Stability of bubbles in a linear elastic medium: Implications for bubble growth in marine sediments

Abstract

Methane bubbles in muddy fine‐grained sediments grow initially through a process of elastic expansion, punctuated by discrete fracture events (LEFM‐growth). The ability of the surrounding sediments to support a stress and actively resist expansion can, under conditions of low gas production or high sediment toughness, result in the cessation of growth and the presence of stable bubbles. Thus, it is possible for a bubble to stop growing despite the presence of a source in the sediments that continues to produce gas. This contrasts with growth of bubbles in a fluid medium, which cannot support a stress and so will continue to grow as long as a surrounding source provides gas. This “no‐growth” condition is the result of the coupling between gas supply (methane production or supersaturation) and the sediment mechanics. Here we quantify this condition and present a criterion for the switch between no‐growth and the LEFM growth regimes.

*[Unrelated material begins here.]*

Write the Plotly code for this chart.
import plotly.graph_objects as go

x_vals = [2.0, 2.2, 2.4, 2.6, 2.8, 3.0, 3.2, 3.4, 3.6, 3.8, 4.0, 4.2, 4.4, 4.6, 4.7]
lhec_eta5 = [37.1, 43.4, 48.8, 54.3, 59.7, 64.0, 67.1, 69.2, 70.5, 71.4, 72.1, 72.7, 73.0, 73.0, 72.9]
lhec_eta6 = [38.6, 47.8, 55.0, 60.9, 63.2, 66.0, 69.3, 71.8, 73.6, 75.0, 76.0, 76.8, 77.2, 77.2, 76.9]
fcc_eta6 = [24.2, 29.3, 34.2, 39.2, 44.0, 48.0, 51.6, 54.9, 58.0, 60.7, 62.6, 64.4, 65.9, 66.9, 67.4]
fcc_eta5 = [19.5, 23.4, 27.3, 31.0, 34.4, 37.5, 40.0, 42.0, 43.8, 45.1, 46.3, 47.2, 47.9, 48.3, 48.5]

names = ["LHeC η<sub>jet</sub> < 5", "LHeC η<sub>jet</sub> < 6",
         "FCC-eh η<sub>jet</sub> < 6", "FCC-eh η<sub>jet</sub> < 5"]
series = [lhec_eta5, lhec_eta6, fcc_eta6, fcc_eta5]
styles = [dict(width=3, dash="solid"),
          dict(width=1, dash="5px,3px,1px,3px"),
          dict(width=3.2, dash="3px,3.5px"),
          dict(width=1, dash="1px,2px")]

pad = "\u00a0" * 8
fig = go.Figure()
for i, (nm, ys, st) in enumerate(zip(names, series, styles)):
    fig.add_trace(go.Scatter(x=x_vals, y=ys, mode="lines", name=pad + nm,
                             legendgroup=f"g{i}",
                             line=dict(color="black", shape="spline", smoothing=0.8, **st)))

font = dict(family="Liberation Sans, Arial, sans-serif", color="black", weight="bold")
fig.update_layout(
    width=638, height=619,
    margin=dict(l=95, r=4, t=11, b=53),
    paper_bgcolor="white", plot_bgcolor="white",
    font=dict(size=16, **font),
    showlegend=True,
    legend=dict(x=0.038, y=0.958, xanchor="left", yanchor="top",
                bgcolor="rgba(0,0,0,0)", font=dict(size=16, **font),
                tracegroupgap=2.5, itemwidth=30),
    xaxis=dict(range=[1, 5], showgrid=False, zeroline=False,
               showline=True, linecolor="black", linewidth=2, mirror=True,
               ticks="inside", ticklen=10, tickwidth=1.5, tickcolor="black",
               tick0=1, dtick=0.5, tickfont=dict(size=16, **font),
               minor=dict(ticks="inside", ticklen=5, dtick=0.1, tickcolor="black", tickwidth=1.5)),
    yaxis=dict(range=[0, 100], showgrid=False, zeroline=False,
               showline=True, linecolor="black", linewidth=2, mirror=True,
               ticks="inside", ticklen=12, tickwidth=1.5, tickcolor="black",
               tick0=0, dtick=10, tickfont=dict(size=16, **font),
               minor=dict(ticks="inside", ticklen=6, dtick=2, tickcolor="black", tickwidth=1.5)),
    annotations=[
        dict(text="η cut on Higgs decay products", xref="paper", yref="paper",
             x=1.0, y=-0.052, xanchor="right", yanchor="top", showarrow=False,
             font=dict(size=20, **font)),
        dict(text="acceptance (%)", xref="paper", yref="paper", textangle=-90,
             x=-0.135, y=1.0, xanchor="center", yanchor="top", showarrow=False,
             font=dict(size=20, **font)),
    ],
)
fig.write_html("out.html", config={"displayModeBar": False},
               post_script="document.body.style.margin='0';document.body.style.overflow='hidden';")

We apply this theory to the sediments of Eckernförde Bay, in the Kiel Bight, Germany, and despite the absence of measurements for the key sediment mechanical properties, we can provide a qualitative explanation for the sizes and shapes of the observed bubble population with depth in the sediment. We also show how the release of hydrostatic pressure can stimulate growth, by pushing otherwise stable bubbles into the LEFM growth regime. This could provide a mechanism for the release of bubbles during periods of low water, such as during low tide or wave events.